Tanggung jawab moral yang mengikat para bhikkhu dan bhikkhuni dikenal dengan Patimokkha Sila, dapat diterapkan dalam kehidupan tanpa paksaan. Apapun kemungkinannya, kemampuan para bhikkhu atau bhikkhuni dalam kehidupan sosial, budaya, pendidikan, profesional, administrasi atau tingkat organisasi; buktinya bhikkhu atau bhikkhuni yang sejati bertahan hanya karena ketaatan pada Patimokkha Sila. Latihan kedisplinan ini merupakan teknik yang baik untuk menghapus kekotoran batin dan mempercepat perjalanan petualangan dalam lingkaran samsara. Latihan dini diartikan membangun benteng dan membantu secara perlahan-lahan mendapat kekuatan untuk merealisasi Dhamma, di sini dan sekarang, tentu saja tidak dalam kehidupan berikutnya.

Ikhtiar para sarjana hanya bersangkutan dengan benteng penyebaran Dhamma.
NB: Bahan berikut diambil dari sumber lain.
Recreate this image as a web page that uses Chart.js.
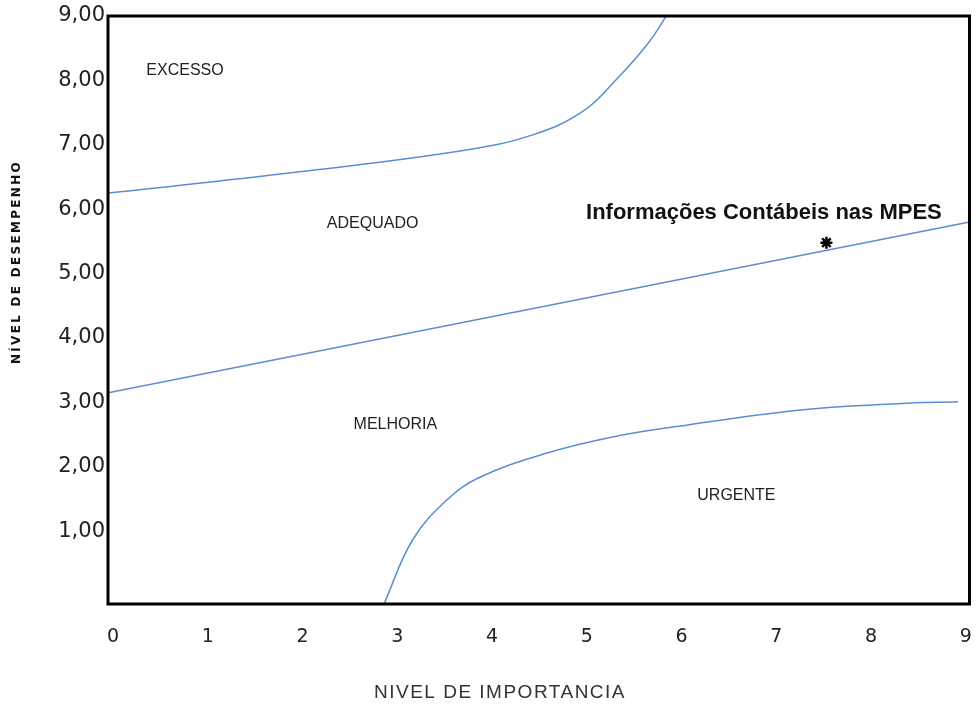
<!DOCTYPE html>
<html>
<head>
<meta charset="utf-8">
<title>Matriz Importância x Desempenho</title>
<script src="https://cdn.jsdelivr.net/npm/chart.js@4.4.0/dist/chart.umd.min.js"></script>
<style>
    html, body { margin: 0; padding: 0; background: #fff; }
</style>
</head>
<body>
<canvas id="chart" width="978" height="704"></canvas>
<script>
// Axis ticks
const xTicks = [0, 1, 2, 3, 4, 5, 6, 7, 8, 9];
const yTicks = [1, 2, 3, 4, 5, 6, 7, 8, 9];

// Boundary curves
const upperX = [-0.05, 1.97, 3.73, 4.42, 4.95, 5.31, 5.65, 5.86];
const upperY = [6.25, 6.58, 6.92, 7.15, 7.51, 8.01, 8.58, 9.05];

const middleX = [-0.05, 9.04];
const middleY = [3.15, 5.80];

const lowerX = [2.86, 3.16, 3.52, 3.86, 4.57, 5.26, 5.97, 7.23, 8.28, 8.92];
const lowerY = [-0.13, 0.86, 1.48, 1.83, 2.21, 2.46, 2.63, 2.88, 2.98, 3.01];

// Evaluated item
const itemX = [7.53];
const itemY = [5.48];
const itemName = 'Informações Contábeis nas MPES';

// Zone labels
const zoneNames = ['EXCESSO', 'ADEQUADO', 'MELHORIA', 'URGENTE'];
const zoneX = [0.76, 2.74, 2.98, 6.58];
const zoneY = [8.15, 5.77, 2.66, 1.55];

function toPoints(xs, ys) {
    return xs.map((x, i) => ({ x: x, y: ys[i] }));
}

const lineColor = '#5b8ed0';

// Frame, zone labels and axis titles
const decorPlugin = {
    id: 'decor',
    afterDatasetsDraw(chart) {
        const ctx = chart.ctx;
        const area = chart.chartArea;
        const xs = chart.scales.x;
        const ys = chart.scales.y;
        ctx.save();

        // thick frame around the plot
        ctx.strokeStyle = '#000';
        ctx.lineWidth = 3;
        ctx.strokeRect(area.left, area.top, area.right - area.left, area.bottom - area.top);

        ctx.fillStyle = '#222';
        ctx.textAlign = 'center';
        ctx.textBaseline = 'middle';
        ctx.font = '16px "Liberation Sans", Arial, sans-serif';
        zoneNames.forEach((name, i) => {
            ctx.fillText(name, xs.getPixelForValue(zoneX[i]), ys.getPixelForValue(zoneY[i]));
        });

        // item name above the asterisk
        ctx.fillStyle = '#111';
        ctx.font = 'bold 22px "Liberation Sans", Arial, sans-serif';
        ctx.fillText(itemName, xs.getPixelForValue(6.87), ys.getPixelForValue(5.94));

        // x axis title
        ctx.fillStyle = '#333';
        ctx.font = '19px "Liberation Sans", Arial, sans-serif';
        ctx.letterSpacing = '1.5px';
        ctx.fillText('NIVEL DE IMPORTANCIA', 500, 693);

        // y axis title
        ctx.translate(17, 262);
        ctx.rotate(-Math.PI / 2);
        ctx.fillStyle = '#111';
        ctx.font = 'bold 12px "DejaVu Sans", sans-serif';
        ctx.letterSpacing = '2.3px';
        ctx.fillText('NÍVEL DE DESEMPENHO', 0, 0);
        ctx.restore();
    }
};

new Chart(document.getElementById('chart'), {
    type: 'line',
    data: {
        datasets: [
            {
                data: toPoints(upperX, upperY),
                borderColor: lineColor,
                borderWidth: 1.5,
                pointRadius: 0,
                tension: 0.4
            },
            {
                data: toPoints(middleX, middleY),
                borderColor: lineColor,
                borderWidth: 1.5,
                pointRadius: 0
            },
            {
                data: toPoints(lowerX, lowerY),
                borderColor: lineColor,
                borderWidth: 1.5,
                pointRadius: 0,
                tension: 0.4
            },
            {
                data: toPoints(itemX, itemY),
                showLine: false,
                pointStyle: 'star',
                pointRadius: 6,
                borderColor: '#000',
                borderWidth: 2.5
            }
        ]
    },
    options: {
        responsive: false,
        animation: false,
        layout: { padding: { top: 16, right: 4, left: 0, bottom: 0 } },
        plugins: {
            legend: { display: false },
            tooltip: { enabled: false }
        },
        scales: {
            x: {
                type: 'linear',
                min: -0.053,
                max: 9.04,
                grid: { display: false, drawTicks: false },
                border: { display: false },
                afterBuildTicks: scale => { scale.ticks = xTicks.map(v => ({ value: v })); },
                afterFit: scale => {
                    scale.height = 100;
                    scale.paddingLeft = 0;
                    scale.paddingRight = 0;
                },
                ticks: {
                    color: '#222',
                    padding: 22,
                    font: { family: '"DejaVu Sans", sans-serif', size: 19 },
                    callback: v => String(v)
                }
            },
            y: {
                type: 'linear',
                min: -0.13,
                max: 9,
                grid: { display: false, drawTicks: false },
                border: { display: false },
                afterBuildTicks: scale => { scale.ticks = yTicks.map(v => ({ value: v })); },
                afterFit: scale => {
                    scale.width = 108;
                    scale.paddingTop = 0;
                    scale.paddingBottom = 0;
                },
                ticks: {
                    color: '#222',
                    padding: 3,
                    font: { family: '"DejaVu Sans", sans-serif', size: 21 },
                    callback: v => v.toFixed(2).replace('.', ',')
                }
            }
        }
    },
    plugins: [decorPlugin]
});
</script>
</body>
</html>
Akan tetapi, tanpa usaha yang tekun dalam "semangat dan tulisan Dhamma", para sarjana dan akademikus yang mahir pun hanyalah dinding penopang "teori" dan bukan "praktik". Teori memasak dan mengetahui resep tidak cukup untuk memberikan rasa sedap pada makanan, jika resep itu tidak dipraktikkan.

Demikian pula, rasa buah Dhamma, harus diterapkan dalam praktik, yakni patimokkha Sila.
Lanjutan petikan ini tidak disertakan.